Image scanning microscopy is a technique of confocal microscopy in which the confocal pinhole is replaced by a detector array, and the image is reconstructed most straightforwardly by pixel reassignment. In the fluorescence mode, the detector array collects most of the fluorescent light, so the signal-to-noise ratio is much improved compared with confocal microscopy with a small pinhole, while the resolution is improved compared with conventional fluorescence microscopy. Here we consider two cases in which the illumination and detection point spread functions are dissimilar: illumination with a Bessel beam and multiphoton microscopy. It has been shown previously that for Bessel beam illumination in image scanning microscopy with a large array, the imaging performance is degraded. On the other hand, it is also known that the resolution of confocal microscopy is improved by Bessel beam illumination. Here we analyze image scanning microscopy with Bessel beam illumination together with a small array and show that an improvement in transverse resolution (width of the point spread function) by a factor of 1.78 compared with a conventional fluorescence microscope can be obtained. We also examine the behavior of image scanning microscopy in two- or three-photon fluorescence and for two-photon excitation also with Bessel beam illumination. The combination of the optical sectioning effect of image scanning microscopy with multiphoton microscopy reduces background from the sample surface, which can increase penetration depth. For a detector array size of two Airy units, the resolution of two-photon image scanning microscopy is a factor 1.85 better and the peak of the point spread function 2.84 times higher than in nonconfocal two-photon fluorescence. The resolution of three-photon image scanning microscopy is a factor 2.10 better, and the peak of the point spread function is 3.77 times higher than in nonconfocal three-photon fluorescence. The resolution of two-photon image scanning microscopy with Bessel beam illumination is a factor 2.13 better than in standard two-photon fluorescence.
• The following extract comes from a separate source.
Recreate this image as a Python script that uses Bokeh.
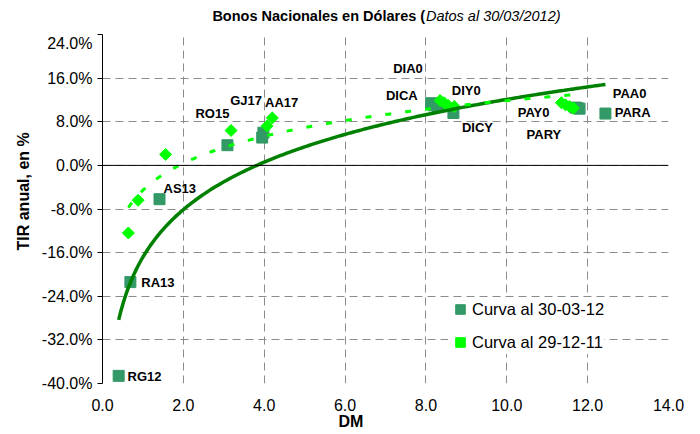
import numpy as np
from bokeh.plotting import figure
from bokeh.layouts import column
from bokeh.models import (Range1d, FixedTicker, PrintfTickFormatter, NumeralTickFormatter,
                          Span, Title, Legend, LegendItem)
from bokeh.core.properties import value
from bokeh.embed import file_html
from bokeh.resources import INLINE

# ---- data ----
bonds = ["RG12", "RA13", "AS13", "RO15", "GJ17", "AA17", "DICA", "DIA0", "DIY0", "DICY",
         "PAY0", "PARY", "PAA0", "PARA"]
dm_mar = [0.40, 0.69, 1.41, 3.09, 3.95, 3.98, 8.13, 8.20, 8.30, 8.68, 11.70, 11.80, 11.75, 12.44]
tir_mar = [-38.6, -21.4, -6.2, 3.7, 5.1, 6.0, 11.4, 11.0, 10.8, 9.6, 10.6, 10.4, 10.5, 9.5]
dm_dec = [0.64, 0.88, 1.56, 3.18, 4.07, 4.20, 8.35, 8.45, 8.55, 8.70, 11.35, 11.45, 11.55, 11.65]
tir_dec = [-12.4, -6.4, 2.0, 6.4, 7.2, 8.7, 11.9, 11.5, 11.0, 10.8, 11.5, 11.1, 10.8, 10.5]

# label anchors (left edge, vertical middle) in data units
label_x = [0.62, 0.96, 1.51, 2.30, 3.16, 4.02, 7.01, 7.19, 8.64, 8.89, 10.27, 10.49, 12.62, 12.67]
label_y = [-38.7, -21.4, -4.2, 9.5, 11.9, 11.5, 12.8, 17.8, 13.7, 7.0, 9.7, 5.7, 13.2, 9.7]

x_ticks = [0, 2, 4, 6, 8, 10, 12, 14]
y_ticks = [-40, -32, -24, -16, -8, 0, 8, 16, 24]

series_names = ["Curva al 30-03-12", "Curva al 29-12-11"]
title_bold = "Bonos Nacionales en Dólares ("
title_italic = "Datos al 30/03/2012)"
x_title = "DM"
y_title = "TIR anual, en %"

FONT = "Liberation Sans"
W = 700

# ---- title strip (a frame-only figure so both title parts are real SVG text) ----
TH = 34
pt = figure(width=W, height=TH, output_backend="svg", toolbar_location=None,
            x_range=Range1d(0, W), y_range=Range1d(0, TH),
            x_axis_location=None, y_axis_location=None, min_border=0,
            background_fill_color="white", border_fill_color="white")
pt.outline_line_color = None
pt.grid.visible = False
pt.text(x=[399], y=[TH - 15], text=[title_bold], text_font=value(FONT),
        text_font_style="bold", text_font_size="14.5px", text_align="right",
        text_baseline="middle", text_color="black")
pt.text(x=[400], y=[TH - 15], text=[title_italic], text_font=value(FONT),
        text_font_style="italic", text_font_size="14.5px", text_align="left",
        text_baseline="middle", text_color="black")

# ---- main chart ----
p = figure(width=W, height=400, output_backend="svg", toolbar_location=None,
           x_range=Range1d(0, 14), y_range=Range1d(-40, 24),
           min_border_left=102, min_border_right=32, min_border_top=0, min_border_bottom=51,
           background_fill_color="white", border_fill_color="white")
p.outline_line_color = None

# grid
p.xgrid.ticker = FixedTicker(ticks=x_ticks)
p.ygrid.ticker = FixedTicker(ticks=y_ticks)
for g in (p.xgrid, p.ygrid):
    g.grid_line_color = "#8c8c8c"
    g.grid_line_dash = "8 5"
    g.grid_line_width = 1

# axes
p.xaxis.ticker = FixedTicker(ticks=x_ticks)
p.xaxis.formatter = NumeralTickFormatter(format="0.0")
p.xaxis.axis_line_color = None
p.xaxis.major_tick_line_color = None
p.xaxis.minor_tick_line_color = None
p.xaxis.major_tick_out = 0
p.xaxis.major_tick_in = 0
p.xaxis.major_label_standoff = 15

p.yaxis.ticker = FixedTicker(ticks=y_ticks)
p.yaxis.formatter = PrintfTickFormatter(format="%.1f%%")
p.yaxis.axis_line_color = "black"
p.yaxis.major_tick_line_color = "black"
p.yaxis.minor_tick_line_color = None
p.yaxis.major_tick_out = 5
p.yaxis.major_tick_in = 0
p.yaxis.major_label_standoff = 5

for ax in (p.xaxis, p.yaxis):
    ax.major_label_text_font = FONT
    ax.major_label_text_font_size = "16px"
    ax.major_label_text_color = "black"

# axis titles
p.add_layout(Title(text=y_title, align="left", vertical_align="middle", offset=133,
                   standoff=12, text_font=FONT, text_font_style="bold",
                   text_font_size="16px", text_color="black"), "left")
p.add_layout(Title(text=x_title, align="left", vertical_align="middle", offset=236,
                   standoff=-3, text_font=FONT, text_font_style="bold",
                   text_font_size="16px", text_color="black"), "below")

# zero line
p.add_layout(Span(location=0, dimension="width", line_color="black", line_width=1))

# markers
sq = p.scatter(dm_mar, tir_mar, marker="square", size=11, fill_color="#339966",
               line_color="#339966")
di = p.scatter(dm_dec, tir_dec, marker="square", angle=np.pi / 4, size=8.5,
               fill_color="#00ff00", line_color="#00ff00")

# logarithmic trend lines fitted to the data
def log_fit(xv, yv):
    xv = np.asarray(xv, float)
    yv = np.asarray(yv, float)
    b, a = np.polyfit(np.log(xv), yv, 1)
    xs = np.linspace(xv.min(), xv.max(), 200)
    return xs, a + b * np.log(xs)

xs1, ys1 = log_fit(dm_mar, tir_mar)
p.line(xs1, ys1, line_color="#008000", line_width=3.5)
xs2, ys2 = log_fit(dm_dec, tir_dec)
p.line(xs2, ys2, line_color="#00ff00", line_width=3, line_dash="6 14")

# bond labels
p.text(x=label_x, y=label_y, text=bonds, text_font=value(FONT), text_font_style="bold",
       text_font_size="13px", text_baseline="middle", text_align="left", text_color="black")

# legend
legend = Legend(items=[LegendItem(label=series_names[0], renderers=[sq]),
                       LegendItem(label=series_names[1], renderers=[di])],
                location=(346, 29), orientation="vertical",
                glyph_width=24, glyph_height=24, label_height=24, spacing=9,
                label_standoff=0, padding=4, margin=0,
                label_text_font=FONT, label_text_font_size="16.5px",
                label_text_color="black",
                border_line_color=None, background_fill_color="white",
                background_fill_alpha=1.0)
p.add_layout(legend)

layout = column(pt, p, spacing=0)
open("out.html", "w").write(file_html(layout, INLINE))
Axial resolution and optical sectioning in two-photon or three-photon fluorescence are also improved by using the image scanning modality.

In vivo two-photon microscopic observation and ablation in deeper brain regions realized by modifications of excitation beam diameter and immersion liquid

In vivo two-photon microscopy utilizing a nonlinear optical process enables, in living mouse brains, not only the visualization of morphologies and functions of neural networks in deep regions but also their optical manipulation at targeted sites with high spatial precision. Because the two-photon excitation efficiency is proportional to the square of the photon density of the excitation laser light at the focal position, optical aberrations induced by specimens mainly limit the maximum depth of observations or that of manipulations in the microscopy. To increase the two-photon excitation efficiency, we developed a method for evaluating the focal volume in living mouse brains. With this method, we modified the beam diameter of the excitation laser light and the value of the refractive index in the immersion liquid to maximize the excitation photon density at the focal position. These two modifications allowed the successful visualization of the finer structures of hippocampal CA1 neurons, as well as the intracellular calcium dynamics in cortical layer V astrocytes, even with our conventional two-photon microscopy system. Furthermore, it enabled focal laser ablation dissection of both single apical and single basal dendrites of cortical layer V pyramidal neurons. These simple modifications would enable us to investigate the contributions of single cells or single dendrites to the functions of local cortical networks.